The quote comes from a length article by Sheetal Mehta at TalkingRetail.com. The article talks about the many ways that foods targeted at specific audiences have appeal beyond those core audiences because they may be, or may be perceived as, healthier than regular foods.
Soy, soya in the UK, is an example:
Alpro, for example, recently launched the first ever chilled organic soya milk with Soil Association approval, and this followed the launch in 2006 of dairy-free probiotic soya yogurt.
John Allaway, Alpro commercial director, says: “In terms of soya, over recent years, the consumer profile has changed considerably, as well-being and healthy eating become increasingly significant to consumers, and substantial positive research about the benefits of including soya in our diet continues to be published.
“As a result, soya products are no longer just used as a dairy replacement by vegans, vegetarians and lactose intolerant consumers – they are now consumed alongside dairy products because of their health benefits.”
Yogurt has historically carried this distinction as a healthy food with value for all.
At Müller, new product development manager, Chris McDonough, says: “Our npd programme is much more about getting back to basics and focusing on the wholesome nutritional values intrinsic in yogurt itself rather than pursuing an overtly scientific route. In fact, our research shows that there is increasing scepticism and confusion surrounding food science claims, which is leading to a lack of credibility amongst consumers.
“We're moving in a 'more is less' direction, with the emphasis being placed on natural ingredients with added value functionality derived from the dairy product itself. This is embodied in our recent new product developments such as Müller One A Day yogurt and yogurt drinks, on which the packaging clearly states that each serving contains one fruit portion.”
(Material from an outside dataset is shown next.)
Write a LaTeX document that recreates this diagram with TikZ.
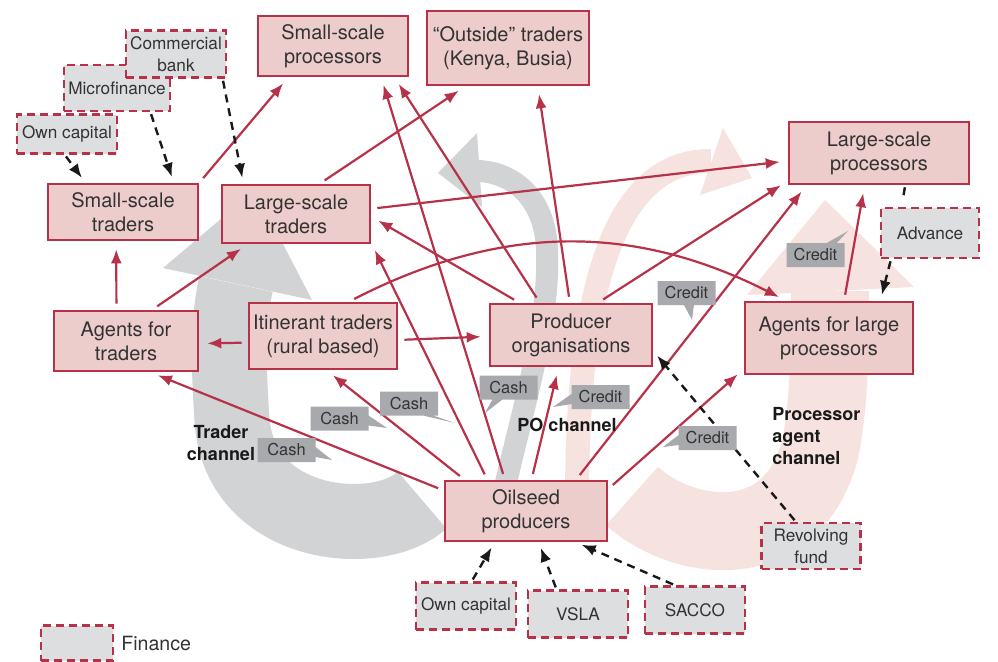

Similarly, David Rapkins, sales director at Fage UK, the company behind the Total Greek yogurt brand, says: “Products that are pure and natural have seen an increase in popularity as health-conscious consumers switch to brands which contain no artificial ingredients or added sugars. There is a growing band of shoppers who are trying to avoid such additives which are often perceived to be potentially detrimental to health.”
And new styles of healthy eating are gaining popularity from the knowledge that diets don't work because people don't like to deprive themselves. Instead they should learn to alter their entire food preferences toward healthier eating, even if that means rewarding themselves once in a while. Bernard Matthews' marketing director, Matt Pullen argues that:
'Doing the right thing' is perceived as 'healthier', even if only indirectly, than just buying whatever is cheapest or most convenient. The widely reported debit/credit lifestyle which seeks to balance 'health' and 'indulgence' squares with this need for well-being rather than purely health: to be healthy we need to be happy, and the occasional indulgence has a role to play.
Fascinating article about a change in attitudes that is healthy in every sense.